As you pointed out, the near future is the English equivalent of ‘going to + infinitive’. This tense, as the name suggests, is used to express actions that are about to take place, or those actions which already have fixed intentions behind them and will take place.

  • L’avion va atterrir dans 2 minutes. (The plane is going to land in 2 minutes.) - Most typical use, the action of the plane landing is about to take place.
  • Je vais te téléphoner à midi. (I’m going to call you at noon.) - This action may not necessarily take place in the immediate future (i.e. the speaker might be saying this at 8 a.m.) but there is a definite intention behind it.

LE FUTURE SIMPLE (the simple future)

Again, as you pointed out, this is the English equivalent of ‘will’ future tense. This tense, at its basic level, is used to talk about future plans and predictions, and these events tend to be further in the future those for which we use the near future.
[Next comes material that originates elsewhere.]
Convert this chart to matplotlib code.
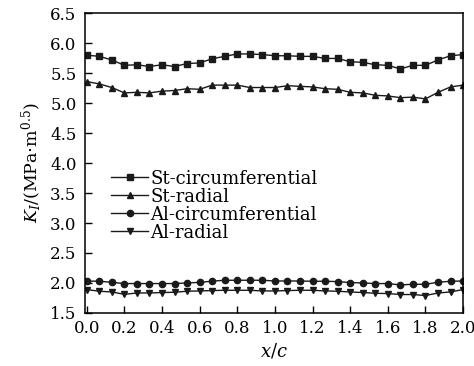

  • J’irai à la banque demain. (I’ll go to the bank tomorrow.) - Indication of a plan to go to the bank, but note that if you use the near future (I am going to the bank tomorrow), then the level of intent or certitude increases.
  • Je vendrai la maison l'année prochaine. (I will sell the house next year.) - Indication of a plan again and further in the future with limited certainty. Once again, if we use the near future for this example (I am going to sell the house next year.), then the speaker is determined that they will definitely sell the house next year.

More instances:

Polite orders and requests. The simple future is used to soften commands or requests and often used in formal situations.

  • Vous reviendrez demain, s’il vous plaît. (Please come back tomorrow.)

This is similar to our conditional use (i.e. ‘would you please come back tomorrow’) in English. This relates to your above example, because out of context (although it's hard to take this sentence any other way), Il n'y a plus de lait. Tant pis, je boirai mon café noir! sounds more like a request. It sounds more like, ‘there’s no milk? Oh well, I'll take my coffee black.'

With that in mind, if we compare it to the near future version, ‘I'm going to drink my coffee black’, then the impression I get is that the speaker is determined to have his coffee despite the lack of milk.

 

Si clauses. The simple future is often found in si clauses when talking about what will happen if a certain condition is met. For example:

  • Je t’appellerai si j’ai des nouvelles. (I'll call you if I have any news.) - Here, we cannot use the near future because there is no certainty that the speaker will have any news.
  • Tu réussiras à l’examen si tu étudies. (You'll pass the test if you study.) - Again, we cannot use the near future because the study is a hypothetical condition.

Future conjunctions. There are a few commonly used future conjunctions for which in English we would use the present, but in French we must use the simple future, NOT the near future. Here is a brief list followed by a couple of examples:

  • après que (after)
  • aussitôt que (as soon as)
  • dès que (as soon as)
  • lorsque (when)
  • quand (when)
  • une fois que (once)
  • Dès que vous serez au lit, je vous raconterai une histoire. (As soon as you’re in bed, I’ll tell you a bedtime story.) - Note how in English the first clause is in the present tense, while only the second is in the future. In French, both must be in the future.

 

There are a few other instances where the simple future is used such as journalistic writing and other formal situations, but they seem irrelevant at this time. The simple future (will) has a wider range of uses than the near future, but the key differences between the two are:

  1. Timeline: aller + infinitive = near/immediate future whereas simple future = further in the future.
  2. Certainty/intention: aller + infinitive = a definite intention where simple future = a plan which may or may not come to fruition.

 

I feel like I have gone on a very long-winded explanation, but I hope it answers your question. In short, yes there are more uses and I hope they are clear.